Emanuel, who is aiming to boost Chicago to No. 5 in international visitors from its No. 9 spot among U.S. cities, made appeals at a tastings brunch for visiting media Sunday and at a luncheon for the whole event Monday.
"There is not a language spoken in this room that is not spoken in a neighborhood in the city of Chicago," Emanuel said at the Sunday brunch. "We have the hotels, the cultural scene, the neighborhoods, the waterfront, the biking, the running that you will see in a major international city and a world-class city."
The presence of Arab-American communities was viewed as a plus by Khaled Hijjawi, office manager of Team Tours in Amman, Jordan: "A lot of Jordanians who come to the States plan to visit relatives."
The U.S. Travel Association's IPW trade show is a small affair by Chicago convention standards, drawing an expected 6,200 delegates from more than 70 countries, including 1,400 travel buyers, 500 travel writers and 4,300 travel suppliers. But the show, which hasn't been here in 16 years, attracts individuals who can influence travel decisions worldwide.
On Sunday, travel writers visited the Hancock Observatory, now called 360 Chicago, where they got a sneak peek at Tilt, a new angled viewing attraction, and sampled chef tastings.
As hundreds of them waited in line at 10 a.m. to squish into an elevator up to the 94th floor, they sipped on Champagne.
"It's not early in Denmark," one woman joked.
On the observatory deck, many whipped out their smartphones to take pictures of the "Welcome to Chicago" sign created in the sand at Oak Street Beach by The Sand Sculpture Co. They snacked on ham croissant sandwiches, barbecued boar, fruits and cheeses.
"As a European, you tend to have a not-so-nice idea of the food in America. You expect prepackaged or processed foods," said Sinziana Constantinescu, a journalist for Traveller Magazin of Romania. "Tastings here have been amazing."
After the brunch, the journalists were whisked around the city on specialized tours.

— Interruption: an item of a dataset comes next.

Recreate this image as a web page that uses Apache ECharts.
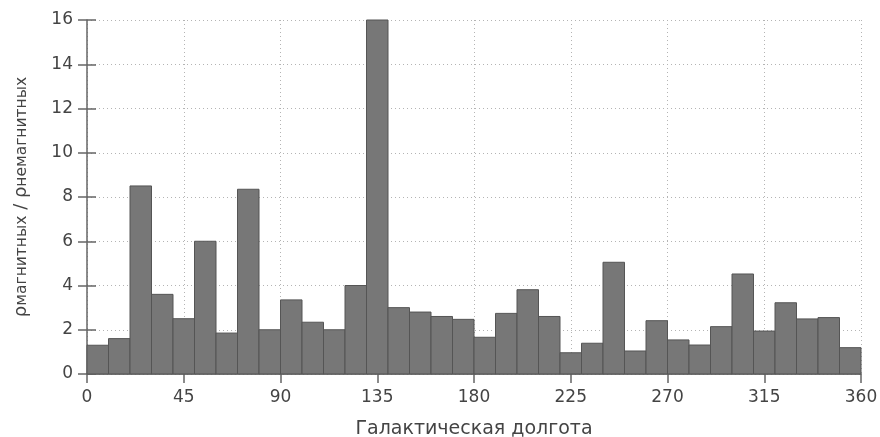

At restaurants on Randolph and Fulton streets, among them Grace, Moto, the Publican and Publican Quality Meats, more Champagne was flowing, as were unusual edibles, including dates encrusted in black lime sugar at Grace and "miracle" berry tablets at Moto. The tablets make sour or bitter flavors taste sweet.

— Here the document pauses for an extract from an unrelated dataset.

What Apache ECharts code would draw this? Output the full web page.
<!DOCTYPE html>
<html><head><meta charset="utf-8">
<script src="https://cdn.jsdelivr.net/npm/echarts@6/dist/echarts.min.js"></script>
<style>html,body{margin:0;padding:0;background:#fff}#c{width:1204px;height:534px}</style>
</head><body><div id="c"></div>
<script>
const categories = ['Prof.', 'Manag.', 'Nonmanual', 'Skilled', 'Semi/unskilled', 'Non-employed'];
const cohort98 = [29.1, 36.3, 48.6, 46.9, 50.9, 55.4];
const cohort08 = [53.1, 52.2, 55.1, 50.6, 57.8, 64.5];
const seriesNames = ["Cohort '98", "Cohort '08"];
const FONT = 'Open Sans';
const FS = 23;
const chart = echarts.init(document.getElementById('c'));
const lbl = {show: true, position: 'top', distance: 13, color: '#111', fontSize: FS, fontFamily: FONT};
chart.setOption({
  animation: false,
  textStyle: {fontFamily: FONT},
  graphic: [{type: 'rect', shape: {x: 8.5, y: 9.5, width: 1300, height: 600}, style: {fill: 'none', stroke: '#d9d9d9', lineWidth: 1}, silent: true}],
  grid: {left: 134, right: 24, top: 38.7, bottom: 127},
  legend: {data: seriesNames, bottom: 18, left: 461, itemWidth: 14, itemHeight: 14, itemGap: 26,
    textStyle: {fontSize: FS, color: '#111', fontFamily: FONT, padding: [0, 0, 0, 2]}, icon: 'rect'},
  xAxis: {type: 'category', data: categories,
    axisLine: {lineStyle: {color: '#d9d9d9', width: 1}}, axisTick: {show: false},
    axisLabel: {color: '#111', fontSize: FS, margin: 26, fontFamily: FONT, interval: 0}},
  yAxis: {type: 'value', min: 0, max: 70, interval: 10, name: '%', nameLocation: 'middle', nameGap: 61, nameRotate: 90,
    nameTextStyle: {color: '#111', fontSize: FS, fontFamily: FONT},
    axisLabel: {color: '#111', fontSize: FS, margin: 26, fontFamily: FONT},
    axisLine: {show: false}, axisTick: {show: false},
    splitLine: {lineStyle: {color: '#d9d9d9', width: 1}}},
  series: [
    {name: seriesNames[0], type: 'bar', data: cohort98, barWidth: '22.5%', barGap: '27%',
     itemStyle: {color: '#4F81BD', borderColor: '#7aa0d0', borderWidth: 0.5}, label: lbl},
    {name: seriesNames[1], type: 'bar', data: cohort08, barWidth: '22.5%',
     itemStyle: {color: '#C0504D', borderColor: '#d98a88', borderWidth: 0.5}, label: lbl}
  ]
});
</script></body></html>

Some in the party were disappointed more food wasn't available until the third stop, The Publican.
"I feel like we've just been drinking," said Brazilian journalist Rogerio Almeida, of Facil magazine.

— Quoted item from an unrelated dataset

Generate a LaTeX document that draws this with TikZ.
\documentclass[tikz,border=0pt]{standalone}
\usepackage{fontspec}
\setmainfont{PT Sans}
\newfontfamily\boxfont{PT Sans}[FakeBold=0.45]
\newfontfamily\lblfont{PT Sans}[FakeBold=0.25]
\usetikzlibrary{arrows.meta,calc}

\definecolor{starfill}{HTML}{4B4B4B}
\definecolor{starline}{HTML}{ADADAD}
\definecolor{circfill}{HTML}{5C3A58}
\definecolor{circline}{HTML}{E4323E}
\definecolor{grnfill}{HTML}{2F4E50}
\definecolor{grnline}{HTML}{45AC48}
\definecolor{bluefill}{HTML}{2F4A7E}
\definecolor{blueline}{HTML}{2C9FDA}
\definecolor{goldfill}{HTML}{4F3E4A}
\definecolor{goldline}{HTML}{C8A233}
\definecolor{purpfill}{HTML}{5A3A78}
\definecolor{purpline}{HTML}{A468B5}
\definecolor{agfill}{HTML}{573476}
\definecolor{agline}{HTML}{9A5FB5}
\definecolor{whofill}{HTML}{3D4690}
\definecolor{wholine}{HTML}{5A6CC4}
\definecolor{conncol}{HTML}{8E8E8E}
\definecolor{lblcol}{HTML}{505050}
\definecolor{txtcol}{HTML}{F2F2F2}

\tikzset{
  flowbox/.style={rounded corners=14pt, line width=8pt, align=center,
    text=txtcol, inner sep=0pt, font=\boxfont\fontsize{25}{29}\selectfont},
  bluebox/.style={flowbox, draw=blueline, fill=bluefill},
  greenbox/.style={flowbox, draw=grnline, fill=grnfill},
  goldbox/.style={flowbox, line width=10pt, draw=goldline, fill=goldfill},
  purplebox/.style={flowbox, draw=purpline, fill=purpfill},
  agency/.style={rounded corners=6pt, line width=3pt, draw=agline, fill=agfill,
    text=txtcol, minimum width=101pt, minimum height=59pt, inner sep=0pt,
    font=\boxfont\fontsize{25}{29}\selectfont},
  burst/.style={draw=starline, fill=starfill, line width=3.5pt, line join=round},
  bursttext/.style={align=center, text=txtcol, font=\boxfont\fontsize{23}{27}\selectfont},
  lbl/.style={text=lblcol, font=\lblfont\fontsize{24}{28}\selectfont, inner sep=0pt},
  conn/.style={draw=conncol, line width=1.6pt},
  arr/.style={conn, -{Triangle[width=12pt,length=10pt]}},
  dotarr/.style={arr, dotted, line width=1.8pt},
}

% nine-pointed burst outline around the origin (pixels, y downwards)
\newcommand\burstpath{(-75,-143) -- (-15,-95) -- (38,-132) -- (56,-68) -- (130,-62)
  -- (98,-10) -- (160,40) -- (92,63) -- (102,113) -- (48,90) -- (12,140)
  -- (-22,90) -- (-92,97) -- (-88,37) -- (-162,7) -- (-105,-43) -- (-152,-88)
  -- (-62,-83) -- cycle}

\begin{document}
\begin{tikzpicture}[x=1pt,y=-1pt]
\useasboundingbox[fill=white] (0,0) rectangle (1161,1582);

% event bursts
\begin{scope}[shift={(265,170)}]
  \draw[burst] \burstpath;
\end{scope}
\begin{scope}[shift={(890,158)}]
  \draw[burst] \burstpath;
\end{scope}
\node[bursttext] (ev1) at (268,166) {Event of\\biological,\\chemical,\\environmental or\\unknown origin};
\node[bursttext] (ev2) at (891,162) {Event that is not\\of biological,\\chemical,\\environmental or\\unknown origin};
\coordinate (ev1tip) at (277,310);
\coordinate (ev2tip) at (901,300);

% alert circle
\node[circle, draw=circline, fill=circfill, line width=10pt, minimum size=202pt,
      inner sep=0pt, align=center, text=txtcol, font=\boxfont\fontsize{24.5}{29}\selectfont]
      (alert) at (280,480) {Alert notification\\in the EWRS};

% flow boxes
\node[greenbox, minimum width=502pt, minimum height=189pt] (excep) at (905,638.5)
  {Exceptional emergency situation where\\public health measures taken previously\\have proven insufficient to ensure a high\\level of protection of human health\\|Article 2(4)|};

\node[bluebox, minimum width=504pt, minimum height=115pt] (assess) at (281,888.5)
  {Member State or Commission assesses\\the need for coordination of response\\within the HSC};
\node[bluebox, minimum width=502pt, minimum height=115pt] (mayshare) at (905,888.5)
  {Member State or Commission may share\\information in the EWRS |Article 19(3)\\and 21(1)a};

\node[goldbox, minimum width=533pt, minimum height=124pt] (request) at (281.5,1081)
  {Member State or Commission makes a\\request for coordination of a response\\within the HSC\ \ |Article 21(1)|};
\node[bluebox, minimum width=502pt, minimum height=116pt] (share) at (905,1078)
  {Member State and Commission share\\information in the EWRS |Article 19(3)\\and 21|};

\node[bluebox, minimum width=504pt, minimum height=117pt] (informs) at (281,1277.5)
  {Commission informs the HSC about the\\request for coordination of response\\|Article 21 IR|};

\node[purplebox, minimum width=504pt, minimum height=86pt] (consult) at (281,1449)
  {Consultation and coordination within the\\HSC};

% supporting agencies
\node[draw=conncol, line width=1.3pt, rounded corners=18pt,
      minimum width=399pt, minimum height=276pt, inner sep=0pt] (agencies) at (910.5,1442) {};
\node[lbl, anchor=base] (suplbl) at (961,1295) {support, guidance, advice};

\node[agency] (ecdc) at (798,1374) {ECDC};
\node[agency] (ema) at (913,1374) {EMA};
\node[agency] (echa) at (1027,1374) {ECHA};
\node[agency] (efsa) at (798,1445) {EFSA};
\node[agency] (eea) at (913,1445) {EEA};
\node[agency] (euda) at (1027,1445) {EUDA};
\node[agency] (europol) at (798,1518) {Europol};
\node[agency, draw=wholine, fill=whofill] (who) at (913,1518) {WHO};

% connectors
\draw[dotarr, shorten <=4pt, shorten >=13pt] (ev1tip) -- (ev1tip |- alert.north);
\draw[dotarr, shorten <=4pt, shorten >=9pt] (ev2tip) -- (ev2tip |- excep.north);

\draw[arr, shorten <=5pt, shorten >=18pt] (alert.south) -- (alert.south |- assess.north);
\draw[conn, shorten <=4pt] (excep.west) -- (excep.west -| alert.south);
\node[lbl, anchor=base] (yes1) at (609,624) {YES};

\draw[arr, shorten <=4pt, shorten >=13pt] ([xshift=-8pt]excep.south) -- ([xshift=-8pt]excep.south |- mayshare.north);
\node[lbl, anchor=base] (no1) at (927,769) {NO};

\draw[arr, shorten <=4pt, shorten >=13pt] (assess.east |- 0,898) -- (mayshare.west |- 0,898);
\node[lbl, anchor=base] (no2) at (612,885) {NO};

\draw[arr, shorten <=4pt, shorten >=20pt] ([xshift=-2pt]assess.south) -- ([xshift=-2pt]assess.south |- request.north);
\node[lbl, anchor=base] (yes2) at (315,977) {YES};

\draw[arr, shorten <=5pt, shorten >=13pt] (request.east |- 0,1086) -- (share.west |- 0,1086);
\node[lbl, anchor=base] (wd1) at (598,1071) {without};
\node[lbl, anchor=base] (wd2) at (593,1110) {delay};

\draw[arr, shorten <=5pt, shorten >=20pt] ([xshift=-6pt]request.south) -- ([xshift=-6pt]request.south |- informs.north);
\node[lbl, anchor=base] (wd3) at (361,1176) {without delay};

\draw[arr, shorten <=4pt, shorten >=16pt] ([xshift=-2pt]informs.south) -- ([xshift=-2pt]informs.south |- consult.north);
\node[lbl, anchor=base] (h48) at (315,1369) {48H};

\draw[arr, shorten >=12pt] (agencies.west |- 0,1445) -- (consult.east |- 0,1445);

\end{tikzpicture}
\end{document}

Once at The Publican, they dug into pork rinds, sausage, mussels and french fries.
A group of 45 writers opted for a sports arena outing, which included a rarely given tour of Soldier Field, with the Bears' star kicker Robbie Gould as celebrity guide, and an afternoon Cubs game.
Colombian writer Wilmer Gongora Garzon, who writes for Copa Airlines' Panorama In Flight Magazine, said he was impressed with Wrigley Field.
"It's quite cozy," said Gongora Garzon, adding that he likes that it's in a neighborhood.
Since his first visit in 1983, he said Chicago has changed.
"For me, Chicago is like a cultural city," Gongora Garzon said. "Every time I've come, I've found new, better things. … I think it's a very beautiful city with the architecture."
For another visitor, the architecture was almost overwhelmingly impressive. "It's a little bit dangerous to walk around this city," said Brazilian tour director Tiago Barbosa. "I keep looking up at the buildings, and I'm afraid I'm not paying attention and am going to be hit by a car."
He books some travel to Chicago, but said Brazilians are more likely to opt for Miami, New York and Las Vegas. "But they want something new," he said.
Chicago tourism officials hope the travel firms and journalists who attend IPW will spread the word back home, something that Las Vegas said happened after it hosted the show last year.
Though overall tourism to Vegas slipped slightly in 2013, the international component grew by 3 percentage points, to 7.9 million foreign visitors, or about 20 percent of the total.
"We believed IPW played a role," said Jesse Davis, a spokesman for the Las Vegas Convention and Visitors Authority.